Recognizing that abuses this grave and entrenched cannot be addressed through voluntary labor standards, the WRC recommended to worker representatives in Lesotho—and to Levi’s, The Children’s Place, and Kontoor—that they pursue a different approach. We urged them to forge binding agreements, obligating each of the brands to condition its business with Nien Hsing on the latter’s compliance with rigorous, enforceable standards to protect workers from sexual harassment.
A coalition of Lesotho women’s rights organizations and unions entered negotiations with each of these brands, with support from leading labor organizations in the US. The WRC advised all of the parties through nine months of discussions.

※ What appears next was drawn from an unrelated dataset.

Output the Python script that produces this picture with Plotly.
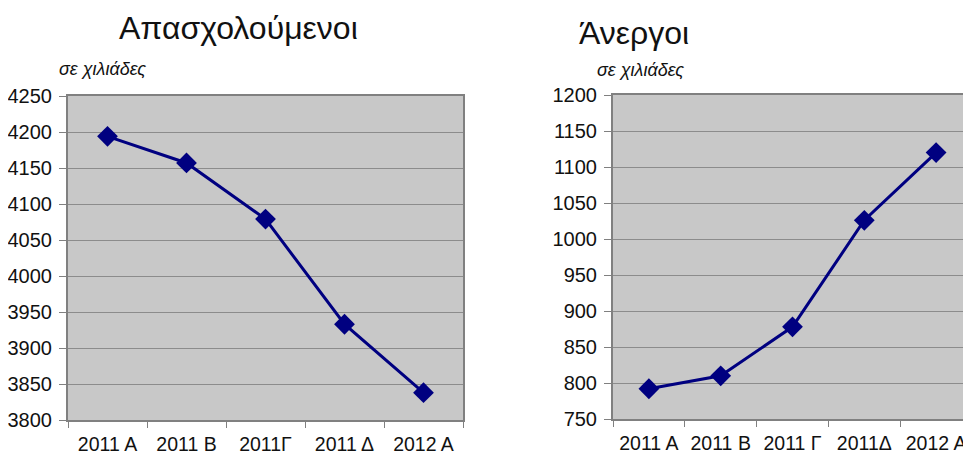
import plotly.graph_objects as go

W, H = 971, 456
OFF = 8  # page body margin shifts the figure by 8px

quarters_emp = ["2011 A", "2011 B", "2011Γ", "2011 Δ", "2012 A"]
employed = [4194, 4157, 4079, 3933, 3838]

quarters_unemp = ["2011 A", "2011 B", "2011 Γ", "2011Δ", "2012 A"]
unemployed = [792, 810, 878, 1026, 1120]

FONT = "Liberation Sans, Arial, sans-serif"
NAVY = "#000080"
PLOT_BG = "#C8C8C8"
GRID = "#8C8C8C"


def px_x(p):
    return (p - OFF) / W


def px_y(p):
    return 1 - (p - OFF) / H


fig = go.Figure()

fig.add_trace(
    go.Scatter(
        x=quarters_emp,
        y=employed,
        mode="lines+markers",
        line=dict(color=NAVY, width=3),
        marker=dict(symbol="diamond", size=16, color=NAVY),
        xaxis="x",
        yaxis="y",
        showlegend=False,
    )
)

fig.add_trace(
    go.Scatter(
        x=quarters_unemp,
        y=unemployed,
        mode="lines+markers",
        line=dict(color=NAVY, width=3),
        marker=dict(symbol="diamond", size=16, color=NAVY),
        xaxis="x2",
        yaxis="y2",
        showlegend=False,
    )
)

xcommon = dict(
    type="category",
    automargin=False,
    showgrid=False,
    showline=True,
    linecolor="#808080",
    linewidth=2,
    mirror=True,
    ticks="outside",
    tickson="boundaries",
    ticklen=6,
    tickcolor="#808080",
    ticklabelstandoff=6,
    tickfont=dict(family=FONT, size=19.5, color="#111111"),
    zeroline=False,
    fixedrange=True,
)

ycommon = dict(
    automargin=False,
    showgrid=True,
    gridcolor=GRID,
    gridwidth=1,
    showline=True,
    linecolor="#808080",
    linewidth=2,
    ticks="outside",
    ticklen=7,
    tickcolor="#808080",
    ticklabelstandoff=3,
    tickfont=dict(family=FONT, size=20, color="#111111"),
    dtick=50,
    zeroline=False,
    fixedrange=True,
)

fig.update_layout(
    width=W,
    height=H,
    margin=dict(l=0, r=0, t=0, b=0),
    paper_bgcolor="white",
    plot_bgcolor=PLOT_BG,
    xaxis=dict(
        xcommon,
        domain=[px_x(68), px_x(463)],
        range=[-0.5, 4.5],
        anchor="y",
    ),
    yaxis=dict(
        ycommon,
        domain=[px_y(420), px_y(96)],
        range=[3800, 4250],
        mirror=True,
        anchor="x",
    ),
    xaxis2=dict(
        xcommon,
        domain=[px_x(613), px_x(972)],
        range=[-0.5, 4.5],
        anchor="y2",
    ),
    yaxis2=dict(
        ycommon,
        domain=[px_y(419), px_y(95)],
        range=[750, 1200],
        anchor="x2",
    ),
    annotations=[
        dict(
            text="Απασχολούμενοι",
            x=px_x(238), y=px_y(28),
            xref="paper", yref="paper",
            xanchor="center", yanchor="middle",
            showarrow=False,
            font=dict(family=FONT, size=32, color="#111111"),
        ),
        dict(
            text="Άνεργοι",
            x=px_x(634), y=px_y(33),
            xref="paper", yref="paper",
            xanchor="center", yanchor="middle",
            showarrow=False,
            font=dict(family=FONT, size=32, color="#111111"),
        ),
        dict(
            text="<i>σε χιλιάδες</i>",
            x=px_x(57), y=px_y(69),
            xref="paper", yref="paper",
            xanchor="left", yanchor="middle",
            showarrow=False,
            font=dict(family=FONT, size=18, color="#111111"),
        ),
        dict(
            text="<i>σε χιλιάδες</i>",
            x=px_x(595), y=px_y(70),
            xref="paper", yref="paper",
            xanchor="left", yanchor="middle",
            showarrow=False,
            font=dict(family=FONT, size=18, color="#111111"),
        ),
    ],
)

fig.write_html("out.html", config={"displayModeBar": False})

Last month, these negotiations bore fruit in several binding agreements.
The parties to the resulting agreements are, on the Lesotho side, the Independent Democratic Union of Lesotho (IDUL), United Textile Employees (UNITE), the National Clothing Textile and Allied Workers Union (NACTWU), the Federation of Women Lawyers in Lesotho (FIDA) and Women and Law in Southern African Research and Education Trust – Lesotho (WLSA). The brands that signed these agreements are Levi’s, The Children’s Place, and Kontoor. The WRC is also a signatory, along with the two US organizations that advised the Lesotho groups, the Solidarity Center and Workers United. There is a separate, related agreement between the Lesotho organizations and the employer, Nien Hsing.
Like the Accord on Fire and Building Safety in Bangladesh, these agreements build on the principle universities established when they first applied labor standards to their licensing agreements: that labor rights protections in outsourced supply chains should be contractually enforceable, not voluntary. The agreements also build on the extraordinary success of the Fair Food Program in combating sexual harassment in the US agricultural sector. The Fair Food Program, which applies to farm workers in Florida and other Atlantic states, is a set of agreements between major food retailers, like McDonald’s and Whole Foods, and the Coalition of Immokalee Workers. The program has largely eliminated what had been a culture of rampant sexual harassment and coercion affecting tens of thousands of farm workers. The new agreements in Lesotho draw from this experience, and the Coalition of Immokalee Workers has provided valuable support for the Lesotho organizations.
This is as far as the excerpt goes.